1. You may be giving the pollsters more credit than they deserve for “trying hard to be transparent.” You are one of the few people that I know of to mention response rates as a big problem.

2. Very interesting Cosh, I have been wondering why Americans are having such heated discussions about polls and their reliability.

Maybe soon statisticians will create model for our political preferences – call it a ‘voter prediction’ score – and instead of releasing polls, we will focus on weekly sales of hamburgers, cotton balls, and pillows to find out who is winning/losing.

• “I have been wondering why Americans are having such heated discussions about polls and their reliability.”

A (very) roughly Bayesian approach works well here… Americans get heated about polls for the same reason that people everywhere else get heated about polls; because they show the wrong person winning. Where an election is very close, as this one is, more people get heated more often because the “wrong” guy is in the lead for more people more often.

3. NY Times ~ How Companies Learn Your Secrets:

Andrew Pole was hired by Target to use the same kinds of insights into consumers’ habits to expand Target’s sales.

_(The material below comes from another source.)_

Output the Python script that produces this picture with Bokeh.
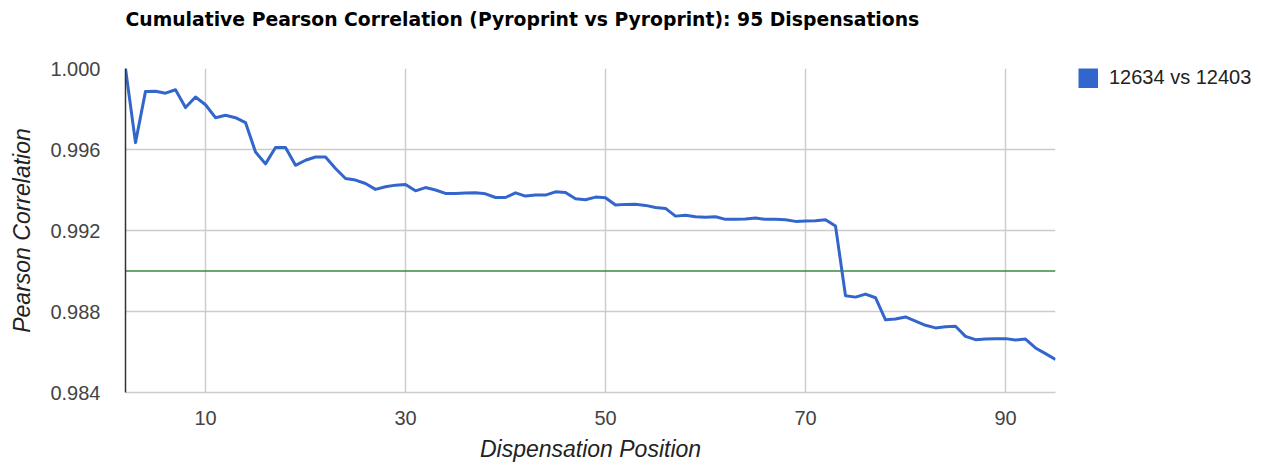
from bokeh.plotting import figure
from bokeh.layouts import row
from bokeh.models import (ColumnDataSource, FixedTicker, NumeralTickFormatter, Legend,
                          LegendItem, Range1d, Title)
from bokeh.embed import file_html
from bokeh.resources import INLINE

# ---- data ----
positions = list(range(2, 96))
correlation = [
    1.00000, 0.99634, 0.99887, 0.99888, 0.99878, 0.99895, 0.99807, 0.99859, 0.99821,
    0.99757, 0.99769, 0.99757, 0.99733, 0.99588, 0.99529, 0.99610, 0.99610, 0.99522,
    0.99547, 0.99563, 0.99563, 0.99506, 0.99457, 0.99449, 0.99432, 0.99403, 0.99416,
    0.99424, 0.99427, 0.99396, 0.99412, 0.99400, 0.99383, 0.99383, 0.99385, 0.99386,
    0.99381, 0.99363, 0.99363, 0.99386, 0.99370, 0.99375, 0.99375, 0.99391, 0.99388,
    0.99357, 0.99352, 0.99365, 0.99362, 0.99326, 0.99329, 0.99330, 0.99324, 0.99314,
    0.99309, 0.99271, 0.99275, 0.99268, 0.99266, 0.99268, 0.99255, 0.99255, 0.99257,
    0.99262, 0.99255, 0.99255, 0.99253, 0.99245, 0.99247, 0.99248, 0.99253, 0.99222,
    0.98878, 0.98871, 0.98886, 0.98868, 0.98759, 0.98763, 0.98773, 0.98753, 0.98732,
    0.98719, 0.98725, 0.98727, 0.98677, 0.98661, 0.98664, 0.98666, 0.98666, 0.98659,
    0.98664, 0.98620, 0.98592, 0.98563,
]
threshold = [0.990] * len(positions)
series_name = "12634 vs 12403"
x_ticks = [10, 30, 50, 70, 90]
y_ticks = [0.984, 0.988, 0.992, 0.996, 1.000]
title_text = "Cumulative Pearson Correlation (Pyroprint vs Pyroprint): 95 Dispensations"
x_title = "Dispensation Position"
y_title = "Pearson Correlation"

FONT = "Liberation Sans"
BLUE = "#3366cc"

src = ColumnDataSource(dict(x=positions, y=correlation, t=threshold))

H = 464
W_MAIN = 1072
W_LEG = 1280 - W_MAIN
TOP, BOTTOM = 68, H - 393

p = figure(width=W_MAIN, height=H, output_backend="svg", toolbar_location=None,
           x_range=Range1d(2, 95), y_range=Range1d(0.984, 1.000),
           min_border_left=125, min_border_right=W_MAIN - 1055, min_border_top=TOP,
           min_border_bottom=BOTTOM, outline_line_color=None, title=None)

# above panel: spacer (innermost) then the title (outer)
spacer_top = Title(text=" ", text_font_size="18.8px", standoff=7)
p.add_layout(spacer_top, "above")
t = Title(text=title_text, align="left", text_font="DejaVu Sans", text_font_size="18.8px",
          text_font_style="bold", text_color="#000000", standoff=14, vertical_align="top")
p.add_layout(t, "above")

# grid
p.xgrid.ticker = FixedTicker(ticks=x_ticks)
p.ygrid.ticker = FixedTicker(ticks=y_ticks)
p.xgrid.grid_line_color = "#cccccc"
p.ygrid.grid_line_color = "#cccccc"
p.xgrid.grid_line_width = 1.5
p.ygrid.grid_line_width = 1.5

# axes
for ax in (p.xaxis[0], p.yaxis[0]):
    ax.major_tick_line_color = None
    ax.minor_tick_line_color = None
    ax.major_label_text_font = FONT
    ax.major_label_text_font_size = "20px"
    ax.major_label_text_color = "#444444"
    ax.axis_label_text_font = FONT
    ax.axis_label_text_font_size = "23px"
    ax.axis_label_text_font_style = "italic"
    ax.axis_label_text_color = "#222222"

p.xaxis.ticker = FixedTicker(ticks=x_ticks)
p.yaxis.ticker = FixedTicker(ticks=y_ticks)
p.yaxis.formatter = NumeralTickFormatter(format="0.000")
p.xaxis.axis_label = x_title
p.yaxis.axis_label = y_title
p.xaxis.axis_line_color = "#cccccc"
p.xaxis.axis_line_width = 1.5
p.yaxis.axis_line_color = "#333333"
p.yaxis.axis_line_width = 1.5
p.xaxis.major_label_standoff = 12
p.yaxis.major_label_standoff = 19
p.xaxis.axis_label_standoff = 8
p.yaxis.axis_label_standoff = 12

# series
p.line("x", "t", source=src, line_color="#3d8b3d", line_width=1.6)
p.line("x", "y", source=src, line_color=BLUE, line_width=3, line_join="round")

# legend area to the right of the plot (same frame borders so the rows align)
p_leg = figure(width=W_LEG, height=H, output_backend="svg", toolbar_location=None,
               x_axis_type=None, y_axis_type=None, x_range=Range1d(0, 1),
               y_range=Range1d(0, 1), min_border_left=0, min_border_right=0,
               min_border_top=TOP, min_border_bottom=BOTTOM,
               outline_line_color=None, title=None)
p_leg.grid.visible = False
# legend swatch tied to the series data (lies outside this panel's view range)
swatch = p_leg.line("x", "y", source=src, line_color=BLUE, line_width=20, line_cap="butt")
legend = Legend(items=[LegendItem(label=series_name, renderers=[swatch])],
                location=(6, 393 - TOP - 22), orientation="vertical",
                glyph_width=20, glyph_height=20, label_height=20,
                label_text_font=FONT, label_text_font_size="20px",
                label_text_color="#222222", border_line_color=None,
                background_fill_alpha=0, padding=0, margin=0, label_standoff=11)
p_leg.add_layout(legend, "center")

layout = row(p, p_leg, spacing=0)
open("out.html", "w").write(file_html(layout, INLINE))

His assignment was to analyze all the cue-routine-reward loops among shoppers and help the company figure out how to exploit them.

The only problem is that identifying pregnant customers is harder than it sounds. Target has a baby-shower registry, and Pole started there, observing how shopping habits changed as a woman approached her due date, which women on the registry had willingly disclosed. He ran test after test, analyzing the data, and before long some useful patterns emerged. Lotions, for example.

As Pole’s computers crawled through the data, he was able to identify about 25 products that, when analyzed together, allowed him to assign each shopper a “pregnancy prediction” score. More important, he could also estimate her due date to within a small window, so Target could send coupons timed to very specific stages of her pregnancy.

http://www.nytimes.com/2012/02/19/magazine/shopping-habits.html?pagewanted=1&_r=1&hp

4. Colby, when are you going to come to the perfectly reasonable conclusion that pre-election polls are a dog’s breakfast, and should be ignored completely? It’s a moving target.

Call it a credibility gap, or assign it a degree of fudge (I know from previous experience that pollsters don’t like this word http://www2.macleans.ca/2011/10/25/our-gerontocracy/ ).

But, what will all the talking heads and strategists talk about if there isn’t some form of polling? Sampling from an urn? Maybe a urinal is a better analogy.

5. I don’t do polls even when they call my land-line.

Not because I don’t want anyone to hear my opinions, but because I’ve been push-polled enough to not want to endure that vileness again.

If someone can figure out a way to do online polling that isn’t completely worthless (somehow…) I’d be happy to let a pollster know my views.